The New York Anime Festival (NYAF) is anticipating a significant launch when it opens its doors to the public on December 7th, 2007. While show officials acknowledge that it is still too early to accurately estimate the number of people who will attend, the early enthusiasm and anticipation for a New York City based anime event is, according to John McGeary, the Con Manager, “Both significant, and very real!” He notes: “We have been getting some great feedback about NYAF and we’re excited about our show. One of the key things we want to do is expand beyond anime specifically to embrace many aspects of Japanese culture. This will make our show unique and it will certainly make it popular to a broad community. The audience for anime and manga is already huge. By featuring many different elements of Japanese culture while still focusing on anime and capitalizing on the enormity of our New York City fan base, I’m feeling optimistic that we’ll have a very busy and stimulating event.”

The New York Anime Festival is owned and operated by Reed Exhibitions which successfully launched New York Comic Con in 2006. Key staff members, including McGeary, who were instrumental in the launch of NYCC and the second NYCC in 2007, are now working on the launch of NYAF. Convention organizers are using all their knowledge and lessons learned to successfully mount the new anime event. NYAF will be held December 7th – 9th at the Jacob K. Javits Center.

In total, NYAF is anticipating more than 120 exhibitors, including top “movers and shakers” such as: ADV Films, Bandai Entertainment, Central Park Media, FUNimation Entertainment, Media Blasters, Random House, Inc. (including the imprints Random House, Del Rey, and Pantheon), and TOKYOPOP. A few of the top cultural exhibitors participating in the festival include: Arise, which sells and exhibits rare kimono throughout the United States; CHUU, which offers authentic Japanese kimono; Greentea Designs, which provides Japanese furnishings and accents to contemporary American life; Japan External Trade Organization – JETRO, a Japanese government affiliated organization that promotes mutual trade and investment between Japan and the rest of the world; and Kujaku Trading, which is celebrating its 10th year in business and brings fine antique kimono to the United States.

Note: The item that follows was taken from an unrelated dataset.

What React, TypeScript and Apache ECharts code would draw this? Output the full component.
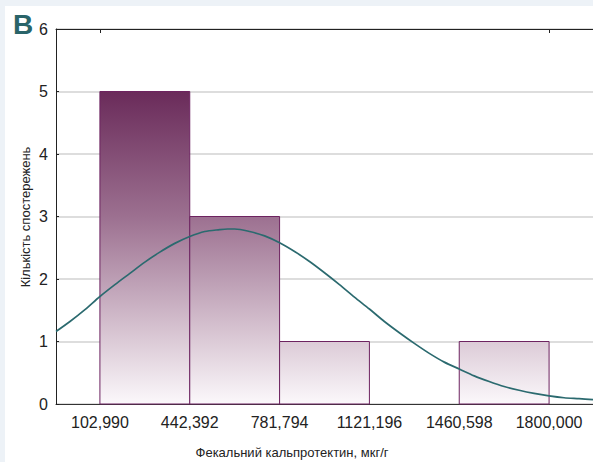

“Expanding our exhibitor base is only one aspect of how we plan to bring Japanese culture to our festival,” McGeary continues. “We are also focused on strengthening our list of special guest appearances to include a broad range of personalities, and we are also staging special events that provide entertainment while satisfying cross-cultural interests. I think the fact that our festival occurs near the holidays, traditionally a time when New York City is packed with visitors eager for cultural enlightenment, will only add to the traffic and flow at our event.”

A small representative sample of some of the cultural guests include: David Kalat, film historian and author, with a deep interest in Japanese cinema, who recently wrote a book about the Japanese horror film genre; Joanne Izbicki, who teaches East Asian History at Ithaca College in Ithaca, New York; Brooklyn Go Club, a community of Go players which has been meeting in Brooklyn since 1978; HAPPYFUNSMILE, a musical group performing an eclectic mix of Japanese folk songs, ballads, and festival rhythms; Samurai Sword Soul, a theater company which is dedicated to spreading Bushi-Do, the Way of the Samurai; Timothy Sullivan, who tackles the vast subject of sake culture on the website, which has become a resource for sake information across the U.S.; and Yoshi Amao, an actor, entertainer and swordsman, who has appeared in films, been a guest on leading TV shows including The Today Show and Saturday Night Live, and leads the theater company, Samurai Sword Soul.

As for a few of the cultural events at NYAF, they include: The Anime Network Maid Café, a genuine Japanese-style maid café in the heart of New York City; Haiku Contest, a competition between contemporary American poets trying their hand at this ancient Japanese style; Kimono Gallery, a selection of some of the most beautiful and valuable kimono in America; Ninja: Myth Meets Reality, a panel which looks at the misconceptions of the ninja, where they came from, and sorts out what’s real and what’s based on pure myth; and Samurai and Feudal Japan, a
panel which explores the Japanese past and which exposes the sometimes harsh realities of Japan’s feudal age.

“These are just some examples of what we are putting together, and there will be much more to come, but this certainly illustrates the direction that we are going in and I hope it indicates what will make NYAF a unique experience,” McGeary concludes. “There will be a lot to do and see at our show and it will be a very rich and rewarding experience, on a multitude of levels.”


  1. As a anime con runner, I wish it the best. NYC is a great market for this event. It will be a small event I believe because it is close to Christmas. People are thinking about Christmas over an anime festival. I may go for at least a day (Saturday), but that depends on whether I go to Smofcon in Boston.

  2. I think the trickiest part for them to pull of will be the social community vibe of most anime cons. Usually they are held in places where kids can lounge around and read, talk, play Nintendo DS all while cosplaying. This is a lot easier in a big hotel or a convention center like Anime Boston where the hotels connect directly to the plaza and convention center. Jacob Javits tends to be cold and unwelcoming for that kind of stuff.